Altuve garnered 27 of the 30 first-place votes of the Baseball Writers Association of Baseball.  That’s a pretty definitive statement of how the writers felt.  If the balloting had considered the games they both played in the playoffs, it’s understandable why Altuve might have been the runaway winner, as he was a key figure in the Astros’ first-ever World Series title.  However, the award considers only regular season play, and the voting takes place before the playoffs begin so that there is no possibility of post-season bias.

So let’s take a look at the objective details of how each these all-stars performed during the regular season.

Wins Above Replacement (WAR) is a metric that attempts to encapsulate a player’s all-around performance into a single number, considering hitting, running, and defense for position players. (Pitchers have different components for the WAR calculation.)  Altuve’s WAR was 8.3, while Judge’s was 8.1.  Because the metric is an approximation, there is virtually no difference in their overall performance in this regard.

Not surprisingly, the two players had very different seasons when considering the traditional individual cumulative stats.

Judge was the power hitter, setting an American League record for most homers by a rookie with 52 and drove in 114 runs.  While Altuve showed exceptional power for such a small player, with 24 home runs and 81 RBI, he is generally viewed as more of a high-average hitter with speed on the bases.

Altuve led the American League in hitting, batting .346 with 204 hits.  It was the fourth time in his career collecting over 200 hits.  After hitting over .300 for much of the season, Judge finished at .284 with 154 hits.

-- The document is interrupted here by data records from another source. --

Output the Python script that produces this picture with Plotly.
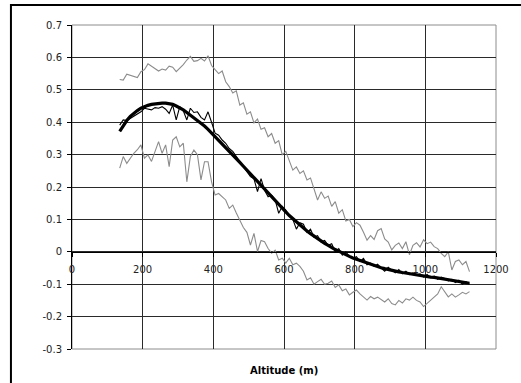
import plotly.graph_objects as go

altitude = list(range(135, 1126, 10))

upper = [0.532, 0.53, 0.548, 0.545, 0.543, 0.538, 0.556, 0.562, 0.58, 0.572,
         0.566, 0.558, 0.564, 0.561, 0.573, 0.57, 0.556, 0.566, 0.578, 0.592,
         0.603, 0.588, 0.59, 0.597, 0.589, 0.605, 0.575, 0.562, 0.55, 0.558,
         0.525, 0.51, 0.49, 0.497, 0.453, 0.46, 0.425, 0.432, 0.398, 0.41,
         0.378, 0.383, 0.355, 0.365, 0.335, 0.343, 0.3, 0.31, 0.283, 0.252,
         0.262, 0.242, 0.25, 0.222, 0.228, 0.19, 0.16, 0.185, 0.165, 0.172,
         0.14, 0.155, 0.119, 0.13, 0.095, 0.1, 0.078, 0.09, 0.082, 0.06,
         0.036, 0.05, 0.038, 0.065, 0.072, 0.04, 0.03, 0.006, 0.02, 0.027,
         0.01, 0.031, -0.009, 0.02, 0.028, 0.015, 0.037, 0.025, 0.03, 0.016,
         0.01, -0.005, -0.015, 0.0, -0.056, -0.03, -0.025, -0.04, -0.03, -0.061]

lower = [0.258, 0.294, 0.273, 0.29, 0.304, 0.315, 0.33, 0.289, 0.299, 0.279,
         0.31, 0.34, 0.304, 0.33, 0.263, 0.345, 0.355, 0.324, 0.335, 0.216,
         0.294, 0.314, 0.3, 0.222, 0.278, 0.278, 0.216, 0.175, 0.18, 0.17,
         0.16, 0.134, 0.144, 0.12, 0.098, 0.075, 0.06, 0.021, 0.057, 0.001,
         0.035, 0.031, 0.01, -0.004, 0.005, -0.025, -0.02, -0.035, -0.02, -0.04,
         -0.035, -0.045, -0.06, -0.087, -0.08, -0.1, -0.092, -0.085, -0.1, -0.097,
         -0.09, -0.11, -0.102, -0.12, -0.115, -0.133, -0.125, -0.118, -0.13, -0.14,
         -0.149, -0.138, -0.145, -0.14, -0.149, -0.155, -0.145, -0.16, -0.164, -0.15,
         -0.158, -0.145, -0.149, -0.14, -0.15, -0.155, -0.169, -0.16, -0.15, -0.139,
         -0.13, -0.108, -0.125, -0.139, -0.13, -0.14, -0.133, -0.125, -0.13, -0.123]

mean = [0.391, 0.407, 0.405, 0.412, 0.42, 0.425, 0.432, 0.443, 0.44, 0.438,
        0.445, 0.443, 0.448, 0.44, 0.427, 0.453, 0.407, 0.448, 0.435, 0.407,
        0.443, 0.43, 0.432, 0.415, 0.407, 0.432, 0.4, 0.366, 0.36, 0.345,
        0.335, 0.319, 0.31, 0.294, 0.28, 0.263, 0.25, 0.232, 0.225, 0.186,
        0.226, 0.19, 0.17, 0.175, 0.16, 0.119, 0.14, 0.129, 0.11, 0.1,
        0.07, 0.09, 0.085, 0.06, 0.07, 0.045, 0.05, 0.03, 0.035, 0.02,
        0.025, 0.0, 0.01, -0.01, 0.0, -0.015, -0.02, -0.015, -0.03, -0.02,
        -0.04, -0.035, -0.045, -0.038, -0.05, -0.06, -0.048, -0.058, -0.065, -0.055,
        -0.068, -0.06, -0.07, -0.065, -0.072, -0.068, -0.078, -0.07, -0.08, -0.075,
        -0.085, -0.078, -0.082, -0.09, -0.085, -0.095, -0.088, -0.1, -0.092, -0.1]

trend = [0.372, 0.39, 0.405, 0.418, 0.428, 0.436, 0.443, 0.448, 0.452, 0.455,
         0.457, 0.458, 0.459, 0.459, 0.458, 0.455, 0.45, 0.445, 0.438, 0.43,
         0.422, 0.414, 0.405, 0.396, 0.388, 0.378, 0.367, 0.356, 0.345, 0.334,
         0.323, 0.312, 0.3, 0.288, 0.276, 0.264, 0.252, 0.24, 0.228, 0.216,
         0.204, 0.192, 0.18, 0.168, 0.156, 0.145, 0.134, 0.123, 0.112, 0.102,
         0.092, 0.082, 0.073, 0.064, 0.056, 0.048, 0.04, 0.033, 0.026, 0.02,
         0.013, 0.007, 0.002, -0.004, -0.009, -0.014, -0.019, -0.023, -0.027, -0.031,
         -0.035, -0.039, -0.042, -0.046, -0.049, -0.052, -0.055, -0.057, -0.06, -0.062,
         -0.064, -0.066, -0.068, -0.07, -0.071, -0.073, -0.075, -0.076, -0.078, -0.079,
         -0.081, -0.082, -0.084, -0.086, -0.087, -0.089, -0.091, -0.093, -0.095, -0.097]

x_ticks = [0, 200, 400, 600, 800, 1000, 1200]
x_tick_labels = ["0", "200", "400", "600", "800", "1000", "1200"]
y_ticks = [-0.3, -0.2, -0.1, 0, 0.1, 0.2, 0.3, 0.4, 0.5, 0.6, 0.7]
y_tick_labels = ["-0.3", "-0.2", "-0.1", "0", "0.1", "0.2", "0.3", "0.4", "0.5", "0.6", "0.7"]

fig = go.Figure()
fig.add_trace(go.Scatter(x=altitude, y=upper, mode="lines",
                         line=dict(color="#8c8c8c", width=1.1)))
fig.add_trace(go.Scatter(x=altitude, y=lower, mode="lines",
                         line=dict(color="#8c8c8c", width=1.1)))
fig.add_trace(go.Scatter(x=altitude, y=mean, mode="lines",
                         line=dict(color="#000000", width=1.1)))
fig.add_trace(go.Scatter(x=altitude, y=trend, mode="lines",
                         line=dict(color="#000000", width=3.2)))

font = dict(family="DejaVu Sans", size=10, color="#222222")

fig.update_layout(
    width=521, height=383,
    margin=dict(l=72, r=19, t=25, b=34),
    paper_bgcolor="white", plot_bgcolor="white",
    showlegend=False,
    hovermode=False,
    font=font,
    xaxis=dict(range=[0, 1200], tickvals=x_ticks, ticktext=x_tick_labels,
               anchor="free", position=0.3,
               showgrid=True, gridcolor="#2a2a2a", gridwidth=1,
               zeroline=False, showline=True, linecolor="#000000", linewidth=1,
               ticks="outside", ticklen=4, tickcolor="#000000",
               ticklabelstandoff=4, tickfont=font),
    yaxis=dict(range=[-0.3, 0.7], tickvals=y_ticks, ticktext=y_tick_labels,
               showgrid=True, gridcolor="#2a2a2a", gridwidth=1,
               zeroline=False, showline=True, linecolor="#000000", linewidth=1,
               ticks="outside", ticklen=4, tickcolor="#000000",
               ticklabelstandoff=3, tickfont=font),
    shapes=[
        dict(type="rect", xref="paper", yref="paper", x0=0, x1=1, y0=0, y1=1,
             line=dict(color="#8c8c8c", width=1), layer="below"),
        dict(type="rect", xref="paper", yref="paper", x0=-0.144, x1=1.2,
             y0=-0.2, y1=1.0617, line=dict(color="#000000", width=2)),
    ],
    annotations=[
        dict(text="<b>Altitude (m)</b>", xref="paper", yref="paper",
             x=0.5, y=-0.065, xanchor="center", yanchor="middle",
             showarrow=False, font=dict(family="DejaVu Sans", size=10, color="#000000")),
    ],
)

fig.write_html("out.html", config={"displayModeBar": False, "staticPlot": True},
               post_script="document.body.style.margin='0';document.body.style.padding='0';")
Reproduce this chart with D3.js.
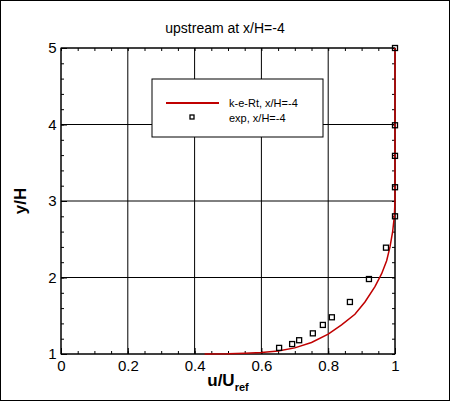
<!DOCTYPE html><html><head><script src="https://cdn.jsdelivr.net/npm/d3@7"></script>
<style>body{margin:0;background:#fff}text{font-family:"Liberation Sans",Arial,sans-serif}</style></head><body>
<svg id="c" width="450" height="401"></svg>
<script>
const xTicks=[0,0.2,0.4,0.6,0.8,1];
const yTicks=[1,2,3,4,5];
const simX=[0.43,0.5,0.55,0.6,0.65,0.7,0.75,0.8,0.84,0.88,0.91,0.94,0.96,0.975,0.985,0.993,0.998,1,1];
const simY=[1.0,1.003,1.01,1.02,1.04,1.08,1.15,1.26,1.38,1.52,1.68,1.88,2.05,2.22,2.4,2.6,2.8,3.0,5];
const expX=[0.653,0.692,0.713,0.754,0.784,0.811,0.865,0.922,0.973,1,1,1,1,1];
const expY=[1.08,1.13,1.18,1.27,1.38,1.48,1.68,1.98,2.39,2.8,3.18,3.59,3.99,5.0];
const svg=d3.select("#c");
svg.append("rect").attr("x",0.5).attr("y",0.5).attr("width",449).attr("height",400).attr("fill","none").attr("stroke","#000");
const x=d3.scaleLinear().domain([0,1]).range([61,395]);
const y=d3.scaleLinear().domain([1,5]).range([354,48]);
const g=svg.append("g");
xTicks.forEach(t=>g.append("line").attr("x1",x(t)).attr("x2",x(t)).attr("y1",48).attr("y2",354).attr("stroke","#000"));
yTicks.forEach(t=>g.append("line").attr("x1",61).attr("x2",395).attr("y1",y(t)).attr("y2",y(t)).attr("stroke","#000"));
g.append("rect").attr("x",61).attr("y",48).attr("width",334).attr("height",306).attr("fill","none").attr("stroke","#000");
const ax=svg.append("g").attr("transform","translate(0,354)").call(d3.axisBottom(x).tickValues(xTicks).tickSize(-6).tickFormat(d3.format("")));
ax.selectAll(".tick text").attr("font-size",15).attr("dy","0.9em");
ax.select(".domain").remove();
svg.append("g").attr("transform","translate(0,354)").call(d3.axisBottom(x).ticks(25).tickSize(-3).tickFormat("")).select(".domain").remove();
const ay=svg.append("g").attr("transform","translate(61,0)").call(d3.axisLeft(y).tickValues(yTicks).tickSize(-6).tickFormat(d3.format("")));
ay.selectAll(".tick text").attr("font-size",15).attr("dx","-0.1em");
ay.select(".domain").remove();
svg.append("g").attr("transform","translate(61,0)").call(d3.axisLeft(y).ticks(20).tickSize(-3).tickFormat("")).select(".domain").remove();
svg.append("g").attr("transform","translate(395,0)").call(d3.axisRight(y).ticks(20).tickSize(-3).tickFormat("")).select(".domain").remove();
svg.append("g").attr("transform","translate(0,48)").call(d3.axisTop(x).ticks(25).tickSize(-3).tickFormat("")).select(".domain").remove();
const line=d3.line().x((d,i)=>x(simX[i])).y((d,i)=>y(simY[i]));
svg.append("path").datum(simX).attr("d",line).attr("fill","none").attr("stroke","#c00000").attr("stroke-width",1.5);
svg.selectAll(".p").data(expX).enter().append("rect").attr("x",(d)=>x(d)-2.5).attr("y",(d,i)=>y(expY[i])-2.5).attr("width",5).attr("height",5).attr("fill","none").attr("stroke","#000").attr("stroke-width",1.3);
svg.append("text").attr("x",225).attr("y",33).attr("text-anchor","middle").attr("font-size",14).text("upstream at x/H=-4");
const lg=svg.append("g");
lg.append("rect").attr("x",152).attr("y",79).attr("width",171).attr("height",58).attr("fill","#fff").attr("stroke","#000");
lg.append("line").attr("x1",166).attr("x2",219).attr("y1",103).attr("y2",103).attr("stroke","#c00000").attr("stroke-width",2);
lg.append("rect").attr("x",190).attr("y",115).attr("width",4).attr("height",4).attr("fill","none").attr("stroke","#000").attr("stroke-width",1.3);
lg.append("text").attr("x",229).attr("y",107).attr("font-size",11).text("k-e-Rt, x/H=-4");
lg.append("text").attr("x",229).attr("y",122).attr("font-size",11).text("exp, x/H=-4");
svg.append("text").attr("transform","translate(26,201) rotate(-90)").attr("text-anchor","middle").attr("font-size",17).attr("font-weight","bold").text("y/H");
const xl=svg.append("text").attr("x",228).attr("y",386).attr("text-anchor","middle").attr("font-size",17).attr("font-weight","bold");
xl.append("tspan").text("u/U");
xl.append("tspan").attr("font-size",11).attr("dy",5).text("ref");
</script></body></html>
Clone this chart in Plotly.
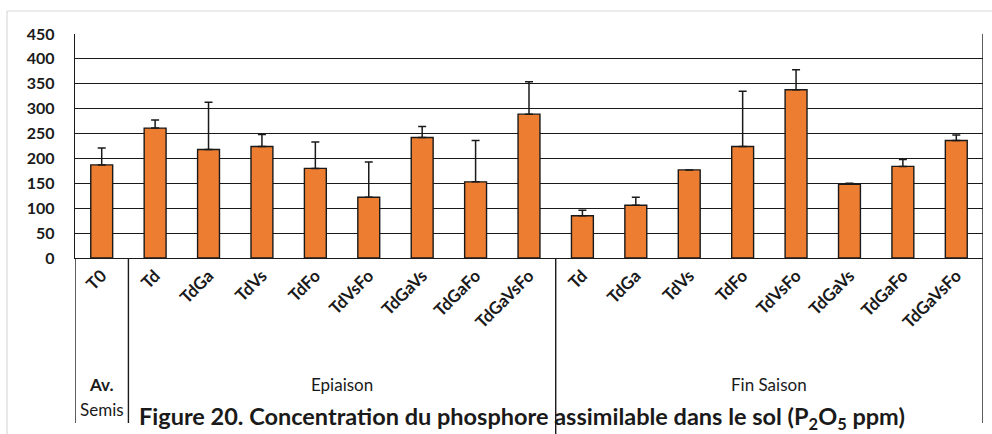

Judge led the league in runs scored with 128, compared with Altuve’s 112, while Altuve stole 32 bases to Judge’s 9.  Judge struck out a league-leading 208 times, while Altuve whiffed 84 times.

Another method of comparing individual performance considers their “slash lines,” which normalize their hitting performance regardless of the type of hitter they are.  The slash lines include the derived metrics On-Base Percentage/Slugging Percentage/On-Base Plus Slugging Percentage.  Judge outpaced Altuve in all of these categories:  .422/.627/1.049 compared with .410/.547.957.  Judge led Altuve in Runs Created, 149 to 133.

While Judge often gets dinged for his high strikeout rate, in fact he got on base more times than Altuve.  Judge was able to accomplish that by leading the league in walks with 127.

Both players are very athletic and play their respective positions well.  However, with regard to defensive performance, neither player stood out above the other.  Defensive WAR was not a significant factor in either of their overall WAR numbers.

Thus, it would seem Judge was at least equal to Altuve and arguably a little better over the entire season.  So what was in the voters’ minds, such that 90% of them gave the edge over Judge in first-place votes?

Here are some other factors that likely came into consideration to favor Altuve.

Judge had a tremendous first half of a season, but then struggled during July and August with only 10 HR and 20 RBI, before rebounding in September.

Altuve was more consistent throughout the entire season, including the month of July when he had an outlandish .523 On-Base Percentage.

Altuve was third in the American League in stolen bases with 32 (only two shy of the leader) which brought an additional dimension to the Astros’ offense.

In one of the measures of clutch hitting, Altuve’s Batting Average was .441 and his On Base Percentage was .529 in 62 “late and close” games, while Judge’s Batting Average was .215 and On Base Percentage was .380 in 69 “late and close” games.

Judge carries the perception that he is a one-dimensional hitter--that he either hits a home run or he strikes out, while Altuve combines hitting for average, hitting for power, and speed on the bases.

Although it’s argued nowadays that team results shouldn’t factor into the MVP voting, it’s hard to argue Altuve wasn’t the main driver in the Astros being the runaway winner of the AL West Division by 21 games, while Judge’s Yankees finished second in the AL East Division.

The National League MVP Award results were a different story.  Miami slugger Giancarlo Stanton, who led the major-leagues with 59 HR, barely squeaked out a win over the Reds’ Joey Votto.  Both received 10 first-place votes, but Stanton only outdistanced him 302 to 300 in total points.